A recent article on “Rights-Managed Marketing Strategies” estimated that “for commercial images, rights-managed licenses account for 3% of the total number of annual licenses. Traditional royalty-free images make up 6%; 20% goes to subscription services and 71% to microstock.”
One reader commented: “Just up until recently traditional RF sustained nearly 40% to 50% of the commercial market, right? Is microstock’s new claim of 70% due to the increase of new total buyers? If so, it would be interesting to see a chart breaking down the total number of traditional buyers represented in these percentages compared to new buyers. Meaning, of the 70% who is new and who is traditional and why has RF and RM decreased in commercial market share so rapidly—all due to the volume of buyers in the microstock space?”
First, it is important to once again point out that the term “commercial” refers to non-editorial images. Traditional sellers still have a very dominant hold on customers who need editorial images. “Commercial uses” include everything else, such as the type of rights-managed and royalty-free uses that Getty Images defines as “creative,” as well as microstock and subscription images used for non-editorial purposes.
It is correct that as recently as four years ago—before microstock—the revenue generated from rights-managed and royalty-free sales was about equal (see Getty’s 2006 and 2007 images used numbers). Since the average price of a royalty-free images was about half that of a rights-managed image, this means that there were about twice as many royalty-free images licensed as right-managed. This is important, because the percentages provided in the first paragraph address the number of images licensed, not revenue generated.
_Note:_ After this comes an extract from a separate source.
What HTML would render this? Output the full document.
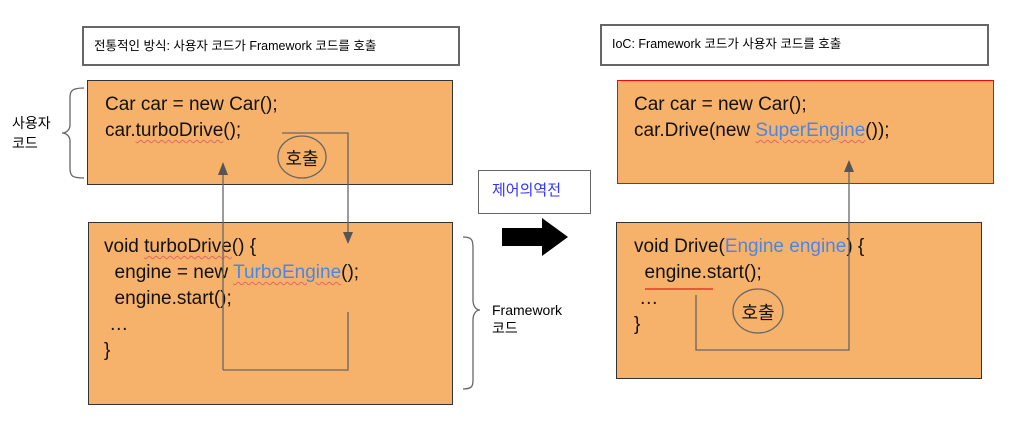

When microstock entered the picture, it did much more than just steal customers from traditional sellers. Microstock sellers uncovered a whole new body of customers who had not previously purchased stock images and who could never justify paying anywhere near traditional image prices. Yet there is a lot of disagreement on this point. Many traditional sellers want to believe that all microstock is doing is stealing their customers—customers who would have paid more if microstock were not so cheap. There is, however, a lot of evidence that disproves this theory.
When Getty Images purchased iStockphoto, Getty analyzed both companies customers found that only 8% of iStock’s customers were also Getty Images customers. Obviously, there was a huge percentage of iStock’s customers who had never purchased an image from Getty Images and probably never even heard of the Seattle company.
Some Getty customers that had not used microstock prior to this acquisition are probably using it now. But a bigger problem for image producers trying to sell at traditional prices is not in the number of images these traditional customers are using, but in the prices they are being charged, as Getty—and everyone else—lowers prices to try to hold onto their traditional customers.
One of the biggest indications of this are Alamy’s first quarter numbers, which show a had a 27% drop in revenue compared to the first quarter of 2008. Yet Alamy actually sold 2.5% more images than the year before. There is every reason to believe the same thing was happening at Getty and the other agencies that do not disclose their numbers. Photographers can determine whether this trend is accurate for individual image producers by looking at the number of images licensed and revenue generated by quarter.
Still, the biggest indication that there is a huge number of new image buyers that have never before been seen by traditional sellers is the dramatic growth in the number of images licensed by various microstock companies. iStockphoto is estimated to have licensed rights to less than 4 million images in 2005. In 2006, it was 10 million. In 2007, it was 17.55 million, and in 2008—an estimated 25 million. The combined total images licensed by all the other microstock and subscription companies in 2008 was greater than those licensed by iStock, according to figures provided by various photographers. Meanwhile, the number of images licensed by the traditional sellers was flat throughout this period.
So yes, the reason the percentage of images licensed for commercial use has changed so dramatically is that we are now dealing with a much larger customer base. Over 90% of these customers cannot afford to pay very much for the images they need, but they do use images and they will pay something.
The dramatic change in volumes of images sold per licensing model has not been caused by a similarly dramatic decline of traditional rights-managed and royalty-free imagery, although these numbers have declined somewhat. Rather, the change is the result of astronomical market growth. But traditional sellers continue to focus on their old customers and do nothing whatsoever to identify or address the new buyer pool.